Beyond providing consistent and comparable environmental impact data, the PIMA polyiso EPDs also present information about additional environmental and energy characteristics, including the high net return on energy provided by polyiso roof and wall insulation.

Specifically, the polyiso EPDs describe the environmental impacts of the combined weighted average production for PIMA member manufacturing locations located across the United States and Canada, based on an established set of product category rules applicable to all types of building thermal insulation. The environmental impacts reported in the PIMA polyiso EPDs are derived from independently verified cradle-to-grave life cycle assessment (LCA) process, including all critical elements related to the resourcing, production, transport, installation, maintenance, and eventual removal and replacement of polyiso roof and wall insulation.

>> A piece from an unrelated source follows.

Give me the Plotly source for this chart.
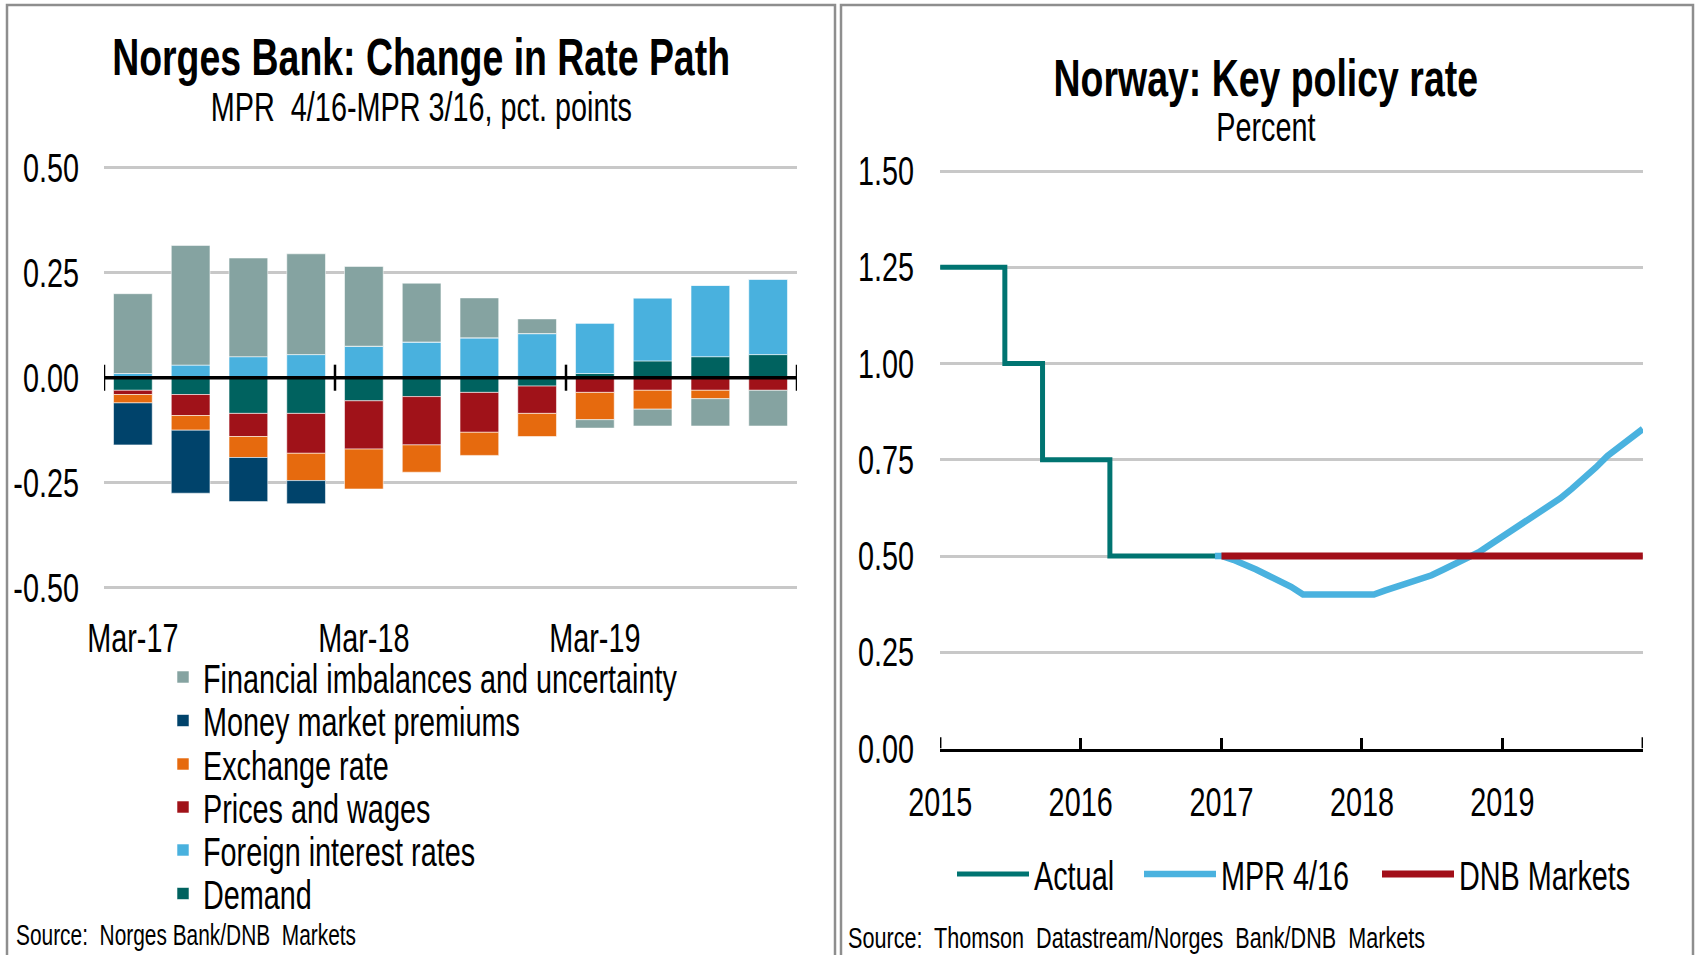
import plotly.graph_objects as go

W, H = 1696, 955
FONT = "Liberation Sans, Arial, Helvetica, sans-serif"
SQUASH = 0.72   # the reference uses a horizontally condensed typeface

# ---------------- Left chart data ----------------
categories = ["Mar-17", "Jun-17", "Sep-17", "Dec-17", "Mar-18", "Jun-18",
              "Sep-18", "Dec-18", "Mar-19", "Jun-19", "Sep-19", "Dec-19"]
demand = [-0.03, -0.04, -0.085, -0.085, -0.055, -0.045, -0.035, -0.02, 0.01, 0.04, 0.05, 0.055]
foreign_rates = [0.01, 0.03, 0.05, 0.055, 0.075, 0.085, 0.095, 0.105, 0.12, 0.15, 0.17, 0.18]
prices_wages = [-0.01, -0.05, -0.055, -0.095, -0.115, -0.115, -0.095, -0.065, -0.035, -0.03, -0.03, -0.03]
exchange_rate = [-0.02, -0.035, -0.05, -0.065, -0.095, -0.065, -0.055, -0.055, -0.065, -0.045, -0.02, 0.0]
money_market = [-0.10, -0.15, -0.105, -0.055, 0.0, 0.0, 0.0, 0.0, 0.0, 0.0, 0.0, 0.0]
financial = [0.19, 0.285, 0.235, 0.24, 0.19, 0.14, 0.095, 0.035, -0.02, -0.04, -0.065, -0.085]

left_yticks = [-0.5, -0.25, 0.0, 0.25, 0.5]
left_yticktext = ["-0.50", "-0.25", "0.00", "0.25", "0.50"]
left_xlabels = ["Mar-17", "Mar-18", "Mar-19"]

# ---------------- Right chart data ----------------
actual_dates = ["2015-01-01", "2015-06-18", "2015-09-24", "2016-03-17", "2016-12-31"]
actual_vals = [1.25, 1.00, 0.75, 0.50, 0.50]

mpr_dates = ["2016-12-15", "2017-01-01", "2017-02-01", "2017-03-01", "2017-04-01", "2017-05-01",
             "2017-06-01", "2017-07-01", "2017-08-01", "2017-09-01", "2017-10-01", "2017-11-01",
             "2017-12-01", "2018-01-01", "2018-02-01", "2018-03-01", "2018-04-01", "2018-05-01",
             "2018-06-01", "2018-07-01", "2018-08-01", "2018-09-01", "2018-10-01", "2018-11-01",
             "2018-12-01", "2019-01-01", "2019-02-01", "2019-03-01", "2019-04-01", "2019-05-01",
             "2019-06-01", "2019-07-01", "2019-08-01", "2019-09-01", "2019-10-01", "2019-11-01",
             "2019-12-01", "2020-01-01"]
mpr_vals = [0.50, 0.50, 0.49, 0.48, 0.465, 0.45,
            0.435, 0.42, 0.40, 0.40, 0.40, 0.40,
            0.40, 0.40, 0.40, 0.41, 0.42, 0.43,
            0.44, 0.45, 0.465, 0.48, 0.495, 0.51,
            0.53, 0.55, 0.57, 0.59, 0.61, 0.63,
            0.65, 0.675, 0.70, 0.73, 0.76, 0.785,
            0.81, 0.83]

dnb_dates = ["2017-01-01", "2020-01-01"]
dnb_vals = [0.50, 0.50]

right_yticks = [0.0, 0.25, 0.5, 0.75, 1.0, 1.25, 1.5]
year_ticks = ["2015-01-01", "2016-01-01", "2017-01-01", "2018-01-01", "2019-01-01", "2020-01-01"]
year_labels = ["2015", "2016", "2017", "2018", "2019", ""]

# colours
C_FIN = "#85A3A1"
C_MMP = "#00436B"
C_EXC = "#E66A0E"
C_PRI = "#A01219"
C_FOR = "#49B1DE"
C_DEM = "#00625F"
C_ACT = "#007471"
C_MPR = "#4AB2DF"
C_DNB = "#A20F19"
GRID = "#C8C8C8"


def px_x(p):
    return p / W


def px_y(p):
    return 1 - p / H


fig = go.Figure()

xs = list(range(len(categories)))
# stacking order (from zero outwards) = trace order
bar_series = [
    ("Demand", demand, C_DEM, "legend6"),
    ("Foreign interest rates", foreign_rates, C_FOR, "legend5"),
    ("Prices and wages", prices_wages, C_PRI, "legend4"),
    ("Exchange rate", exchange_rate, C_EXC, "legend3"),
    ("Money market premiums", money_market, C_MMP, "legend2"),
    ("Financial imbalances and uncertainty", financial, C_FIN, "legend"),
]
for name, vals, col, leg in bar_series:
    fig.add_trace(go.Bar(
        x=xs, y=vals, name=name, width=0.67,
        marker=dict(color=col, line=dict(color="rgba(255,255,255,0.55)", width=1)),
        xaxis="x", yaxis="y", legend=leg,
        hovertext=categories,
    ))

fig.add_trace(go.Scatter(x=actual_dates, y=actual_vals, name="Actual", mode="lines",
                         line=dict(color=C_ACT, width=5, shape="hv"),
                         xaxis="x2", yaxis="y2", legend="legend7"))
fig.add_trace(go.Scatter(x=mpr_dates, y=mpr_vals, name="MPR 4/16", mode="lines",
                         line=dict(color=C_MPR, width=6.5, shape="linear"),
                         xaxis="x2", yaxis="y2", legend="legend8"))
fig.add_trace(go.Scatter(x=dnb_dates, y=dnb_vals, name="DNB Markets", mode="lines",
                         line=dict(color=C_DNB, width=7),
                         xaxis="x2", yaxis="y2", legend="legend9"))

shapes = []
# panel borders
shapes.append(dict(type="rect", xref="paper", yref="paper",
                   x0=px_x(7), x1=px_x(835), y0=-0.02, y1=px_y(5),
                   line=dict(color="#8E8E8E", width=2.5), layer="below"))
shapes.append(dict(type="rect", xref="paper", yref="paper",
                   x0=px_x(841), x1=px_x(1693), y0=-0.02, y1=px_y(5),
                   line=dict(color="#8E8E8E", width=2.5), layer="below"))
# zero line of the bar chart, drawn above the bars
shapes.append(dict(type="line", xref="x", yref="y", x0=-0.5, x1=len(categories) - 0.5,
                   y0=0, y1=0, line=dict(color="black", width=3.5), layer="above"))
# tick marks crossing the zero line (category boundaries every 4 quarters)
for b in [-0.5, 3.5, 7.5, 11.5]:
    shapes.append(dict(type="line", xref="x", yref="y", x0=b, x1=b, y0=-0.031, y1=0.031,
                       line=dict(color="black", width=2.5)))
# end ticks of the time axis (first and last year boundary)
for d in [year_ticks[0], year_ticks[-1]]:
    shapes.append(dict(type="line", xref="x2", yref="y2", x0=d, x1=d, y0=0, y1=0.029,
                       line=dict(color="black", width=2.5)))

ann_common = dict(xref="paper", yref="paper", showarrow=False, yanchor="middle")
annotations = [
    dict(text="Norges Bank: Change in Rate Path", x=px_x(421), y=px_y(57), xanchor="center",
         font=dict(size=52, color="black", weight="bold"), **ann_common),
    dict(text="MPR  4/16-MPR 3/16, pct. points", x=px_x(421), y=px_y(107), xanchor="center",
         font=dict(size=40, color="black"), **ann_common),
    dict(text="Norway: Key policy rate", x=px_x(1266), y=px_y(78), xanchor="center",
         font=dict(size=52, color="black", weight="bold"), **ann_common),
    dict(text="Percent", x=px_x(1266), y=px_y(127), xanchor="center",
         font=dict(size=40, color="black"), **ann_common),
    dict(text="Source:  Norges Bank/DNB  Markets", x=px_x(14), y=px_y(935),
         xanchor="left", align="left", font=dict(size=29, color="black"), **ann_common),
    dict(text="Source:  Thomson  Datastream/Norges  Bank/DNB  Markets", x=px_x(846), y=px_y(937),
         xanchor="left", align="left", font=dict(size=30, color="black"), **ann_common),
]

legend_common = dict(xanchor="left", yanchor="middle", orientation="h",
                     entrywidthmode="pixels",
                     font=dict(size=40, color="black"), bgcolor="rgba(0,0,0,0)",
                     borderwidth=0, itemclick=False, itemdoubleclick=False)
left_rows = [677, 720.5, 764, 807, 850, 893.5]
legends = {}
for i, key in enumerate(["legend", "legend2", "legend3", "legend4", "legend5", "legend6"]):
    legends[key] = dict(x=px_x(163), y=px_y(left_rows[i]), entrywidth=560, **legend_common)
for key, xpos in [("legend7", 952), ("legend8", 1139), ("legend9", 1377)]:
    legends[key] = dict(x=px_x(xpos), y=px_y(874), entrywidth=200, itemwidth=72,
                        **legend_common)

fig.update_layout(
    width=W, height=H,
    margin=dict(l=0, r=0, t=0, b=0, autoexpand=False),
    paper_bgcolor="white", plot_bgcolor="white",
    font=dict(family=FONT, size=40, color="black"),
    barmode="relative",
    showlegend=True,
    shapes=shapes,
    annotations=annotations,
    xaxis=dict(domain=[px_x(104), px_x(797)], range=[-0.5, 11.5],
               tickmode="array", tickvals=[0, 4, 8], ticktext=left_xlabels,
               ticks="", showgrid=False, zeroline=False, showline=False,
               ticklabelstandoff=19, anchor="y", automargin=False),
    yaxis=dict(domain=[px_y(591.9), px_y(163.5)], range=[-0.51, 0.51],
               tickmode="array", tickvals=left_yticks, ticktext=left_yticktext,
               showgrid=True, gridcolor=GRID, gridwidth=3,
               zeroline=False, ticks="", showline=False, ticklabelstandoff=24,
               anchor="x", automargin=False),
    xaxis2=dict(domain=[px_x(940), px_x(1643)], type="date",
                range=["2014-12-31 12:00", "2020-01-01 12:00"],
                tickmode="array", tickvals=year_ticks, ticktext=year_labels,
                ticks="inside", ticklen=11, tickwidth=2.5, tickcolor="black",
                showline=True, linecolor="black", linewidth=3,
                showgrid=False, zeroline=False, ticklabelstandoff=16, anchor="y2",
                automargin=False),
    yaxis2=dict(domain=[px_y(748.5), px_y(163.3)], range=[0, 1.52],
                tickmode="array", tickvals=right_yticks, tickformat=".2f",
                showgrid=True, gridcolor=GRID, gridwidth=3,
                zeroline=False, showline=False, ticks="", ticklabelstandoff=25,
                anchor="x2", automargin=False),
    **legends,
)

# page without the default body margin, and every text condensed horizontally
# (it stays real, selectable SVG text)
post_js = """
document.body.style.margin = '0';
var gd = document.getElementById('{plot_id}');
function squash() {
  var texts = gd.querySelectorAll('svg text');
  texts.forEach(function (t) {
    t.removeAttribute('textLength');
    t.removeAttribute('lengthAdjust');
    var len = t.getComputedTextLength();
    if (len > 0) {
      t.setAttribute('textLength', (len * %s).toFixed(2));
      t.setAttribute('lengthAdjust', 'spacingAndGlyphs');
    }
  });
}
squash();
gd.on('plotly_afterplot', squash);
""" % SQUASH

fig.write_html("out.html", post_script=post_js, config={"displayModeBar": False})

Using the LCA process, the PIMA polyiso roof and wall insulation products are evaluated on a number of impact categories including global warming potential, ozone depletion potential, eutrophication potential, acidification potential, and smog creation potential, as well as other environmental indicators including primary energy demand, resource depletion, waste to disposal, waste to energy, and water use.

PIMA polyiso roof and wall insulation EPDs also meet the requirements of the U.S. Green Building Council (USGBC) LEED v4 Green Building Rating System under Credit MRC-2 Building Product Disclosure and Optimization: Environmental Product Declarations as industry-wide or generic declarations that may be valued as one-half of an eligible product for the purposes of credit calculation.

“These third party-verified EPDs for polyiso roof and wall insulation products produced by PIMA manufacturers reflect our industry’s commitment to sustainability and transparency in reporting environmental performance,” says Jared Blum, president of PIMA. “These EPDs will be a valuable tool to provide environmental information to all building and design professionals, and they should be especially helpful in meeting emerging criteria for green building design.”